## Work instructions
Copy each line exactly. Drop every picture.

## START

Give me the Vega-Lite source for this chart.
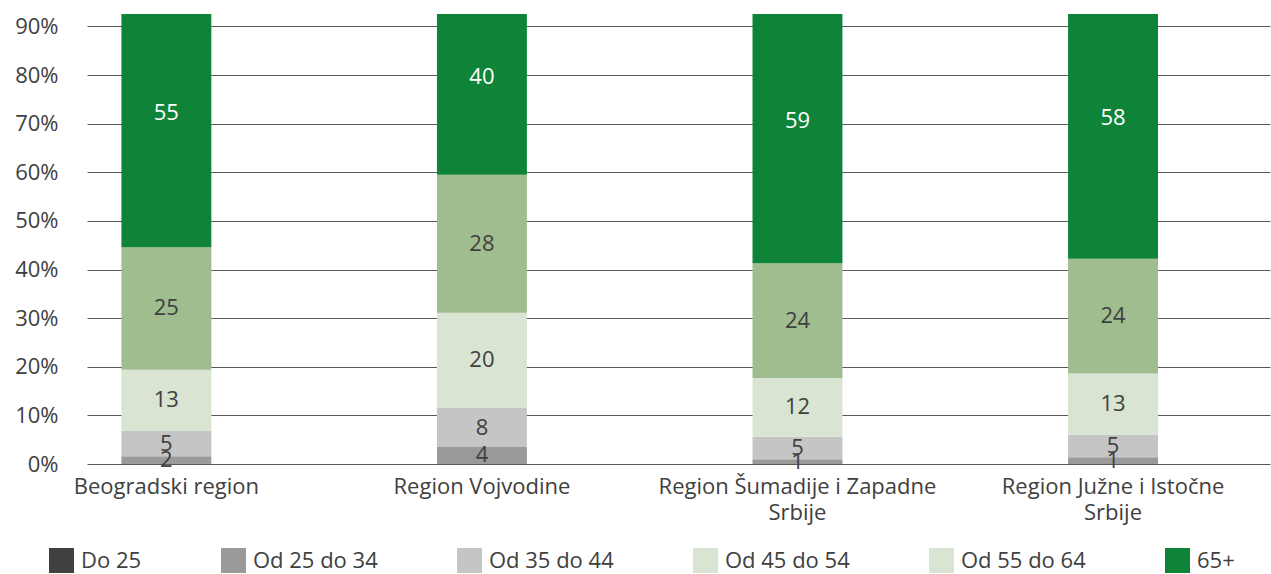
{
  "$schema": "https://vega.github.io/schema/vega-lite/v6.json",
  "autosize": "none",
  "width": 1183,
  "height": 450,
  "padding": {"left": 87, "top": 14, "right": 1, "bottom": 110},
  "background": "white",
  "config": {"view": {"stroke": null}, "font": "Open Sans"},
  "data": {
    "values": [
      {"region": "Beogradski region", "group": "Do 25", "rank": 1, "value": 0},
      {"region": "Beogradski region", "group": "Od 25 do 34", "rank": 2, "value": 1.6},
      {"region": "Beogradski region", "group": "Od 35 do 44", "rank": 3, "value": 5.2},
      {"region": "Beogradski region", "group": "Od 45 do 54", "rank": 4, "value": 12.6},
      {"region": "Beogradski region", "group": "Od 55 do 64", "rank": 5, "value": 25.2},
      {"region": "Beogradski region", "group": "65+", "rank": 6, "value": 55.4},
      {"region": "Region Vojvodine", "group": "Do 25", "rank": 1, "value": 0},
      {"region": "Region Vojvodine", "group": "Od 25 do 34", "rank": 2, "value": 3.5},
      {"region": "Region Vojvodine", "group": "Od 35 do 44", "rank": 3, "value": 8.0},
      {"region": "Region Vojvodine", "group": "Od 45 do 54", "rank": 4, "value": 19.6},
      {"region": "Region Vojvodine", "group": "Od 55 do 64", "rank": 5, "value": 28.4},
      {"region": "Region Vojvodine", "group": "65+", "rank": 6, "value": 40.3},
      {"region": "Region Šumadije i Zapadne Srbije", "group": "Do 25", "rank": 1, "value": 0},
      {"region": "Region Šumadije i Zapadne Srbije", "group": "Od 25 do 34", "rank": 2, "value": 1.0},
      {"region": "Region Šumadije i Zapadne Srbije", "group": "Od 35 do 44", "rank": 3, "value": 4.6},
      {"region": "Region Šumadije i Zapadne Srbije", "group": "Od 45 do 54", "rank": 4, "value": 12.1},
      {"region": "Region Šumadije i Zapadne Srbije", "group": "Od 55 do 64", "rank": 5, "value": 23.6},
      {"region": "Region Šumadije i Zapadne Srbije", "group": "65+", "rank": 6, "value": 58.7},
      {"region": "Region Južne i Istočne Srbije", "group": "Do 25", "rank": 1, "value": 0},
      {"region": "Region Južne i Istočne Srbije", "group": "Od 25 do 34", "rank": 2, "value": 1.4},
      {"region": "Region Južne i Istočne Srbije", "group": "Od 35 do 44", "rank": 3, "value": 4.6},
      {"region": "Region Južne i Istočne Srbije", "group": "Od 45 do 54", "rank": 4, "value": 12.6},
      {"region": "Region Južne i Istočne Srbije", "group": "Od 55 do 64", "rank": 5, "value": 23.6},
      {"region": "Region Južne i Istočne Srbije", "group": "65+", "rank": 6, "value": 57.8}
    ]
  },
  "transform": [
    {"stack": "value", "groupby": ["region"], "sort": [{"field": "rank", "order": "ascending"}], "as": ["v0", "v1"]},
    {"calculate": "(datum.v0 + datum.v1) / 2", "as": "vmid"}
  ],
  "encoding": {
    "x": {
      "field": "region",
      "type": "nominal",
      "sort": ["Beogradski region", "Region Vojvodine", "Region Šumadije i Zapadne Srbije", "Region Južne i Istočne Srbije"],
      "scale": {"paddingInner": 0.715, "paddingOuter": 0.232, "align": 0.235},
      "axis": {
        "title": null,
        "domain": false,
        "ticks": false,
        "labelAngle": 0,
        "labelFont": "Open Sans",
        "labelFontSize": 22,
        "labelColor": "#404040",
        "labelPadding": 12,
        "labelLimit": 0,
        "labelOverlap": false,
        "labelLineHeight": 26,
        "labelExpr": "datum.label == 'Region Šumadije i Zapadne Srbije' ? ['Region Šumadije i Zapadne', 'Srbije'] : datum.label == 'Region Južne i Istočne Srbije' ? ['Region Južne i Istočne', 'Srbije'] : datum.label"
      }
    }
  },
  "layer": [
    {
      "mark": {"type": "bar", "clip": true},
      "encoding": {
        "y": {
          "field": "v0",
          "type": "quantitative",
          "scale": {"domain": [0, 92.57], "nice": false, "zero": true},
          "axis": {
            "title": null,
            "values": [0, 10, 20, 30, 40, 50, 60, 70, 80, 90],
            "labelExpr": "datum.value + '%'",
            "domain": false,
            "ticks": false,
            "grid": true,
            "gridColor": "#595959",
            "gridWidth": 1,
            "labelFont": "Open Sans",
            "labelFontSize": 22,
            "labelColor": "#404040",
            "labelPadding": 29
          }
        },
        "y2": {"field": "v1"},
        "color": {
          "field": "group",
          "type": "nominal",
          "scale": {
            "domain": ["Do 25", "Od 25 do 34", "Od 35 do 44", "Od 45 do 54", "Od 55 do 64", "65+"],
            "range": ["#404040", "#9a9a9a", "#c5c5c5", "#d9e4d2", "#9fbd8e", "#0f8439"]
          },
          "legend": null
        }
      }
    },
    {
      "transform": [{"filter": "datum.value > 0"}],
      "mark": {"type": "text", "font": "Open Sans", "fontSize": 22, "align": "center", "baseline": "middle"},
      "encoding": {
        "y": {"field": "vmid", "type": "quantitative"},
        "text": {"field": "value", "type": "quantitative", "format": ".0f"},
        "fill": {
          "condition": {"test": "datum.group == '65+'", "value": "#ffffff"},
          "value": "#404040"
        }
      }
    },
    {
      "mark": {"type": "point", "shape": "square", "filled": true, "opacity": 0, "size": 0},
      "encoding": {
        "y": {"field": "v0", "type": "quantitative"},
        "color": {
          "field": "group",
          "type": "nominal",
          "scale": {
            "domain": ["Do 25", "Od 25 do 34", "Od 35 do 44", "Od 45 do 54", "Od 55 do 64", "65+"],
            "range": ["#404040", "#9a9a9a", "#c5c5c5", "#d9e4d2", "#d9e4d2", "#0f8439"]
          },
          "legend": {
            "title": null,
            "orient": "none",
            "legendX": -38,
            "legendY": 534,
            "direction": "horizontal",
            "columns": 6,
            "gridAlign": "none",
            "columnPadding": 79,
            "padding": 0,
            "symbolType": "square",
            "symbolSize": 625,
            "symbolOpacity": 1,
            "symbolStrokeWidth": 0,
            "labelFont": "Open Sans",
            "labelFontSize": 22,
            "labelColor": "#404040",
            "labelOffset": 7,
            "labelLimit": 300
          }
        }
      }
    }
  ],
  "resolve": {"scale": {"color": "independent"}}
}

## END

## Task solution
Give me the Vega-Lite source for this chart.
{
  "$schema": "https://vega.github.io/schema/vega-lite/v6.json",
  "autosize": "none",
  "width": 1183,
  "height": 450,
  "padding": {"left": 87, "top": 14, "right": 1, "bottom": 110},
  "background": "white",
  "config": {"view": {"stroke": null}, "font": "Open Sans"},
  "data": {
    "values": [
      {"region": "Beogradski region", "group": "Do 25", "rank": 1, "value": 0},
      {"region": "Beogradski region", "group": "Od 25 do 34", "rank": 2, "value": 1.6},
      {"region": "Beogradski region", "group": "Od 35 do 44", "rank": 3, "value": 5.2},
      {"region": "Beogradski region", "group": "Od 45 do 54", "rank": 4, "value": 12.6},
      {"region": "Beogradski region", "group": "Od 55 do 64", "rank": 5, "value": 25.2},
      {"region": "Beogradski region", "group": "65+", "rank": 6, "value": 55.4},
      {"region": "Region Vojvodine", "group": "Do 25", "rank": 1, "value": 0},
      {"region": "Region Vojvodine", "group": "Od 25 do 34", "rank": 2, "value": 3.5},
      {"region": "Region Vojvodine", "group": "Od 35 do 44", "rank": 3, "value": 8.0},
      {"region": "Region Vojvodine", "group": "Od 45 do 54", "rank": 4, "value": 19.6},
      {"region": "Region Vojvodine", "group": "Od 55 do 64", "rank": 5, "value": 28.4},
      {"region": "Region Vojvodine", "group": "65+", "rank": 6, "value": 40.3},
      {"region": "Region Šumadije i Zapadne Srbije", "group": "Do 25", "rank": 1, "value": 0},
      {"region": "Region Šumadije i Zapadne Srbije", "group": "Od 25 do 34", "rank": 2, "value": 1.0},
      {"region": "Region Šumadije i Zapadne Srbije", "group": "Od 35 do 44", "rank": 3, "value": 4.6},
      {"region": "Region Šumadije i Zapadne Srbije", "group": "Od 45 do 54", "rank": 4, "value": 12.1},
      {"region": "Region Šumadije i Zapadne Srbije", "group": "Od 55 do 64", "rank": 5, "value": 23.6},
      {"region": "Region Šumadije i Zapadne Srbije", "group": "65+", "rank": 6, "value": 58.7},
      {"region": "Region Južne i Istočne Srbije", "group": "Do 25", "rank": 1, "value": 0},
      {"region": "Region Južne i Istočne Srbije", "group": "Od 25 do 34", "rank": 2, "value": 1.4},
      {"region": "Region Južne i Istočne Srbije", "group": "Od 35 do 44", "rank": 3, "value": 4.6},
      {"region": "Region Južne i Istočne Srbije", "group": "Od 45 do 54", "rank": 4, "value": 12.6},
      {"region": "Region Južne i Istočne Srbije", "group": "Od 55 do 64", "rank": 5, "value": 23.6},
      {"region": "Region Južne i Istočne Srbije", "group": "65+", "rank": 6, "value": 57.8}
    ]
  },
  "transform": [
    {"stack": "value", "groupby": ["region"], "sort": [{"field": "rank", "order": "ascending"}], "as": ["v0", "v1"]},
    {"calculate": "(datum.v0 + datum.v1) / 2", "as": "vmid"}
  ],
  "encoding": {
    "x": {
      "field": "region",
      "type": "nominal",
      "sort": ["Beogradski region", "Region Vojvodine", "Region Šumadije i Zapadne Srbije", "Region Južne i Istočne Srbije"],
      "scale": {"paddingInner": 0.715, "paddingOuter": 0.232, "align": 0.235},
      "axis": {
        "title": null,
        "domain": false,
        "ticks": false,
        "labelAngle": 0,
        "labelFont": "Open Sans",
        "labelFontSize": 22,
        "labelColor": "#404040",
        "labelPadding": 12,
        "labelLimit": 0,
        "labelOverlap": false,
        "labelLineHeight": 26,
        "labelExpr": "datum.label == 'Region Šumadije i Zapadne Srbije' ? ['Region Šumadije i Zapadne', 'Srbije'] : datum.label == 'Region Južne i Istočne Srbije' ? ['Region Južne i Istočne', 'Srbije'] : datum.label"
      }
    }
  },
  "layer": [
    {
      "mark": {"type": "bar", "clip": true},
      "encoding": {
        "y": {
          "field": "v0",
          "type": "quantitative",
          "scale": {"domain": [0, 92.57], "nice": false, "zero": true},
          "axis": {
            "title": null,
            "values": [0, 10, 20, 30, 40, 50, 60, 70, 80, 90],
            "labelExpr": "datum.value + '%'",
            "domain": false,
            "ticks": false,
            "grid": true,
            "gridColor": "#595959",
            "gridWidth": 1,
            "labelFont": "Open Sans",
            "labelFontSize": 22,
            "labelColor": "#404040",
            "labelPadding": 29
          }
        },
        "y2": {"field": "v1"},
        "color": {
          "field": "group",
          "type": "nominal",
          "scale": {
            "domain": ["Do 25", "Od 25 do 34", "Od 35 do 44", "Od 45 do 54", "Od 55 do 64", "65+"],
            "range": ["#404040", "#9a9a9a", "#c5c5c5", "#d9e4d2", "#9fbd8e", "#0f8439"]
          },
          "legend": null
        }
      }
    },
    {
      "transform": [{"filter": "datum.value > 0"}],
      "mark": {"type": "text", "font": "Open Sans", "fontSize": 22, "align": "center", "baseline": "middle"},
      "encoding": {
        "y": {"field": "vmid", "type": "quantitative"},
        "text": {"field": "value", "type": "quantitative", "format": ".0f"},
        "fill": {
          "condition": {"test": "datum.group == '65+'", "value": "#ffffff"},
          "value": "#404040"
        }
      }
    },
    {
      "mark": {"type": "point", "shape": "square", "filled": true, "opacity": 0, "size": 0},
      "encoding": {
        "y": {"field": "v0", "type": "quantitative"},
        "color": {
          "field": "group",
          "type": "nominal",
          "scale": {
            "domain": ["Do 25", "Od 25 do 34", "Od 35 do 44", "Od 45 do 54", "Od 55 do 64", "65+"],
            "range": ["#404040", "#9a9a9a", "#c5c5c5", "#d9e4d2", "#d9e4d2", "#0f8439"]
          },
          "legend": {
            "title": null,
            "orient": "none",
            "legendX": -38,
            "legendY": 534,
            "direction": "horizontal",
            "columns": 6,
            "gridAlign": "none",
            "columnPadding": 79,
            "padding": 0,
            "symbolType": "square",
            "symbolSize": 625,
            "symbolOpacity": 1,
            "symbolStrokeWidth": 0,
            "labelFont": "Open Sans",
            "labelFontSize": 22,
            "labelColor": "#404040",
            "labelOffset": 7,
            "labelLimit": 300
          }
        }
      }
    }
  ],
  "resolve": {"scale": {"color": "independent"}}
}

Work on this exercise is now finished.